As the verdicts delivered at the “RFID on trial” session on board the Aurora at the recent Logistics and Supply Chain Forum demonstrated, when it comes to a justifiable business case, there are clear benefits and RFID won hands down. When it came to technology, however, the jury – the assembled delegates – remained unconvinced.
RFID, they concluded, was not necessarily robust enough or even standardised enough to start implementation. It was a result that certainly surprised David Picton, marketing director for logistics and RFID at Symbol Technologies and one of the trial’s “witnesses”. ‘We’re always stressing the business case,’ he said afterwards, ‘but it looks rather as if we should go back to basics and start explaining that the technology really does work.’
A black art
Concerns about the technology are deeply rooted and to some extent understandable. Radio systems were long regarded as a black art comprehended by but a handful of engineering graduates. RFID has also been beset by strange phenomena like the “Faraday Cage” effect upsetting radio signals in metal boxes, weird signal degradation with liquids, suspect interference from static on conveyor belts and a raft of other complexities that most of us had forgotten along with the rest of our O-level physics.

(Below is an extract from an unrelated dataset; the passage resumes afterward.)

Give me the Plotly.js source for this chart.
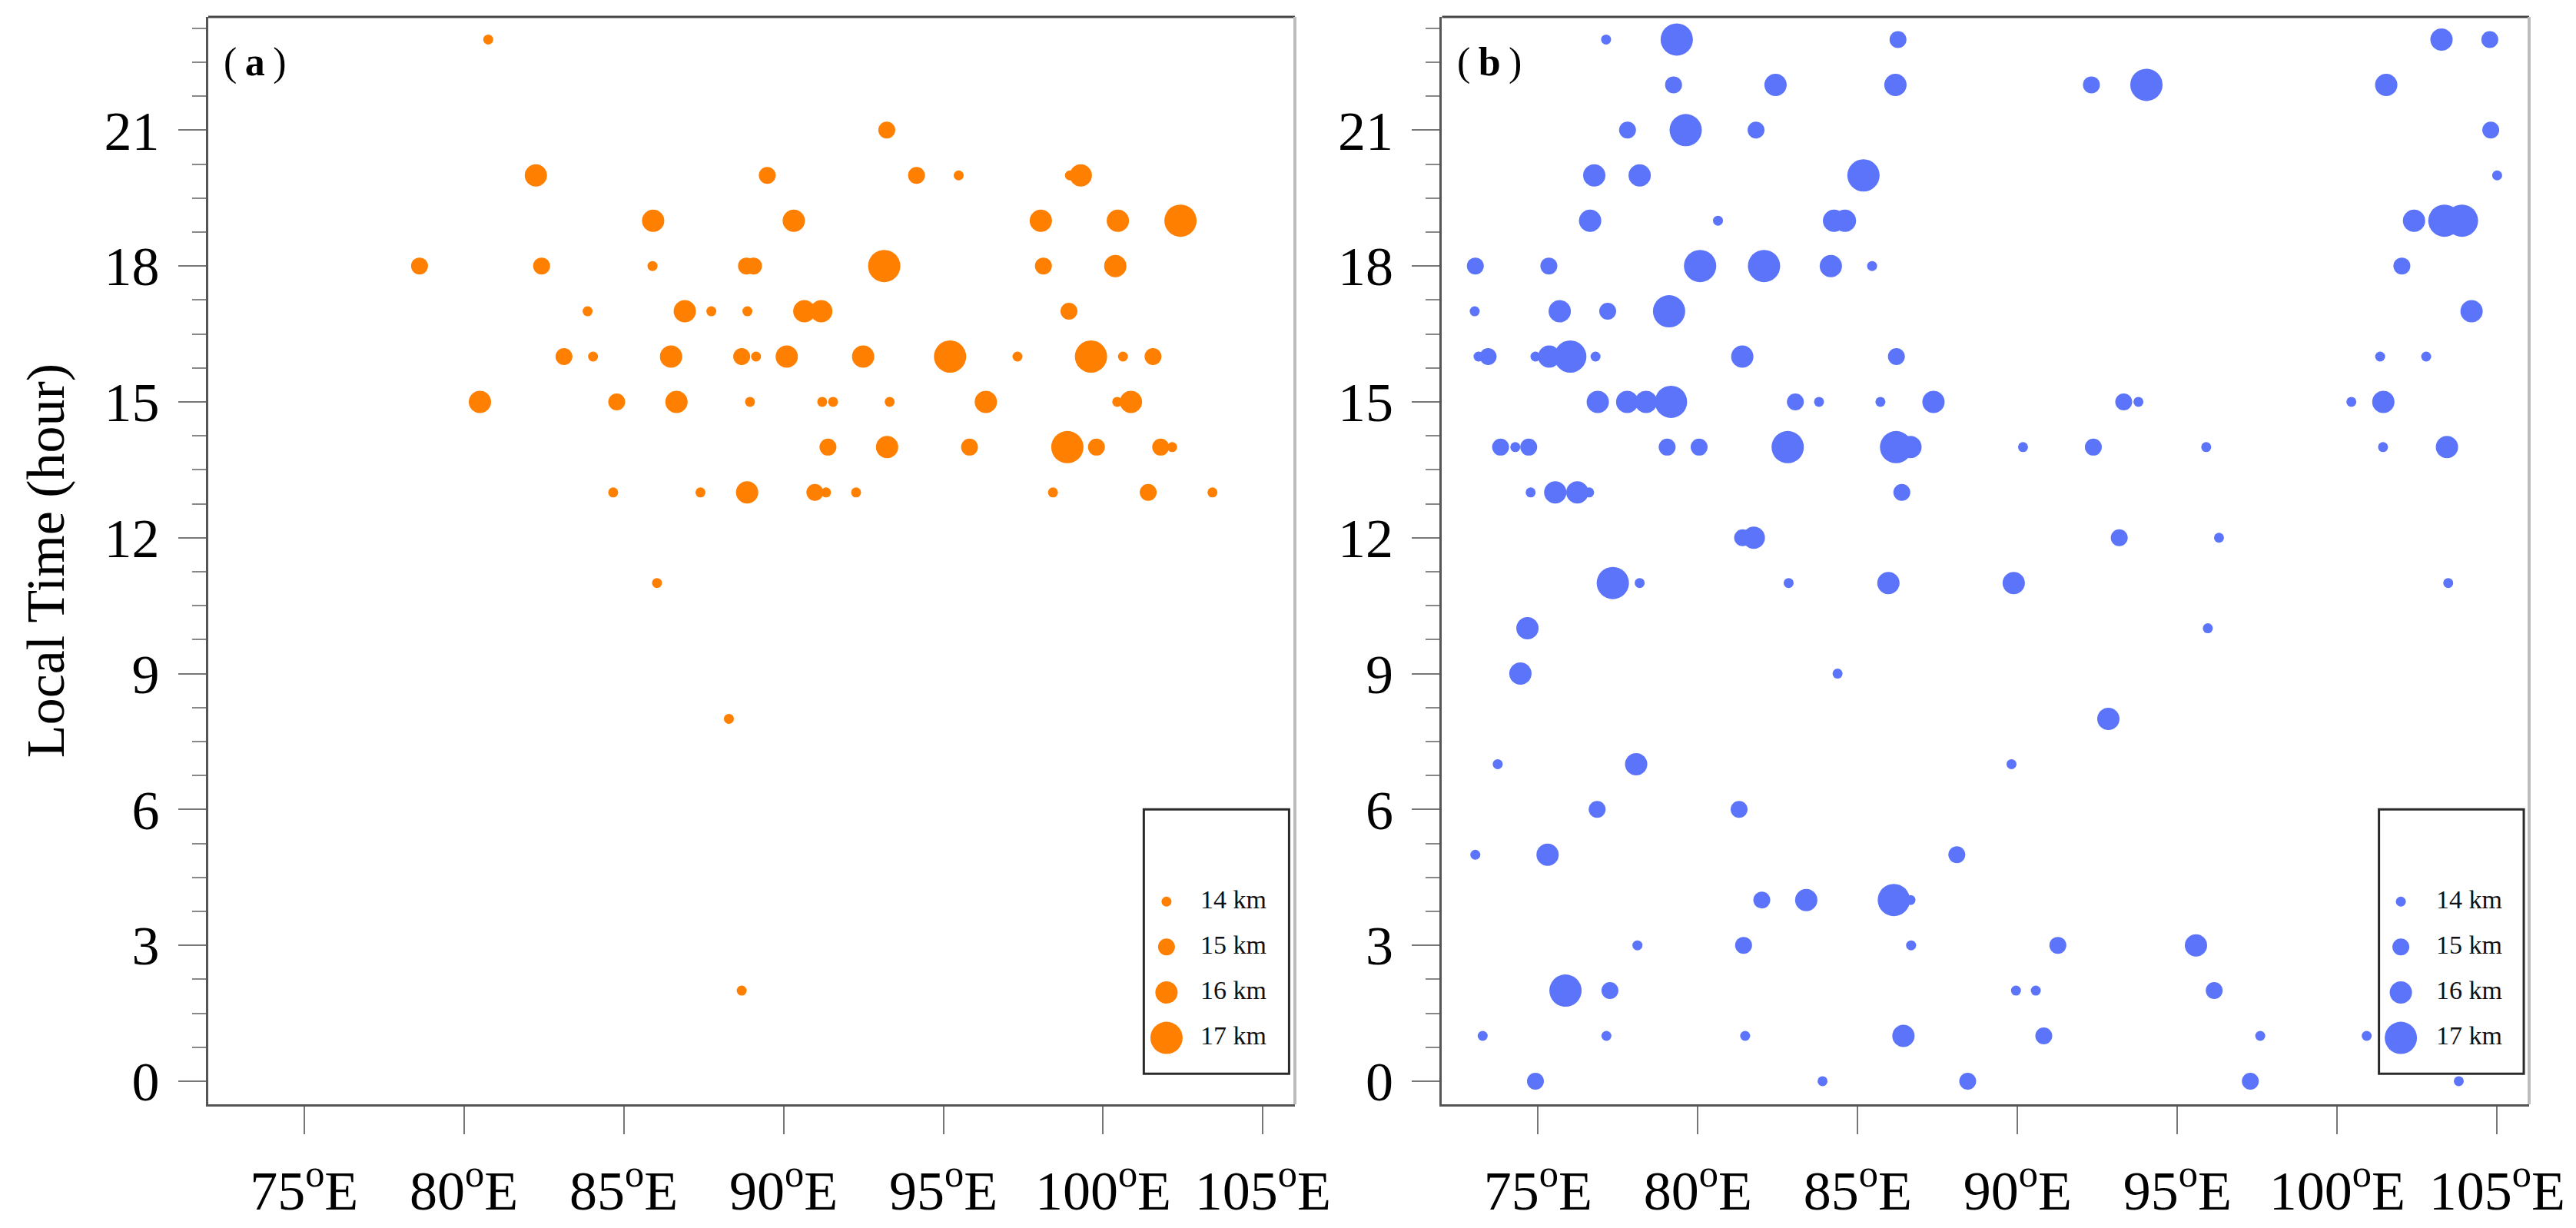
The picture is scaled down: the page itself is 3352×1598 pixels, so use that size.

A few years ago RFID technology was, at best, dodgy. Read rates of 50 per cent or less were commonplace, tag mortality was high, and putting tags anywhere near metals or liquid containers was a recipe for disaster. But RFID technology – as with the rest of the IT industry – moves on.
Today, as a growing number of vendors are showing, RFID technology is reliable, robust and efficient. Read-rates can rival bar codes, tag and reader costs are continuing to fall steadily and – if you get the physics right – all those problems with metals, liquids and goodness knows what else can be overcome. Novel solutions are steadily emerging, too. There is Microlise’s trailer portal for example, with slick antennae giving 100 per cent read rates on trucks so avoiding the need for RFID readers at dock doors. Then there is NCR’s combined bar code/RFID EPoS terminal which, after considerable work with Metro, is substantially better than the prototype launched two years ago. Paxar has announced consistent 100 per cent read rates for Metro’s pallets while Qinetiq has some cleaver technology for putting RFID tags directly onto metal containers, now being co-marketed with Integrated Product Intelligence.
There is also a realisation that, despite the best efforts of the standards makers, one size does not and cannot fit all. The UHF technology of Gen2 might be the right solution for collaborative supply chains but not necessarily in every other case, as numerous non-standard but successful RFID projects are already showing.
Marks & Spencer is using 13.56MHz tags for tagging four million food trays but 869.5MHz UHF labels for its item-level garment project and is not at all fazed by such a dichotomy. Equally, even the most enthusiastic RFID buff accepts that hybrid solutions will be around for the foreseeable future – “hybrid” meaning not just combined RFID and bar code schemes but integral biometrics as well.
‘Dual mode terminals and trimodal scanners are appearing,’ says John Greaves, NCR’s vp for RFID, ‘and we can expect to see them in stores soon. It’s quite possible for physics to overcome any of the problems associated with RFID technology, though whether the solution is always cost-effective remains to be seen.’
Working demonstration
NCR is the latest vendor to open its own RFID technology development centre with the launch of TransitionWorks at Peterborough. This, according to Greaves, ‘is not a lab’ – it’s a real working demonstration of what is currently achievable both instore and throughout the supply chain.
NCR, like other RFID vendors, also has a growing list of customers in advanced pilot and early implementation mode. Most of these projects are under strict non-disclosure agreements but the lists of off-the-record names currently being whispered are impressive. ‘
Over the next few months, as these trials come out of the closet, perhaps those concerns over the reliability of RFID technology will finally start to dissipate.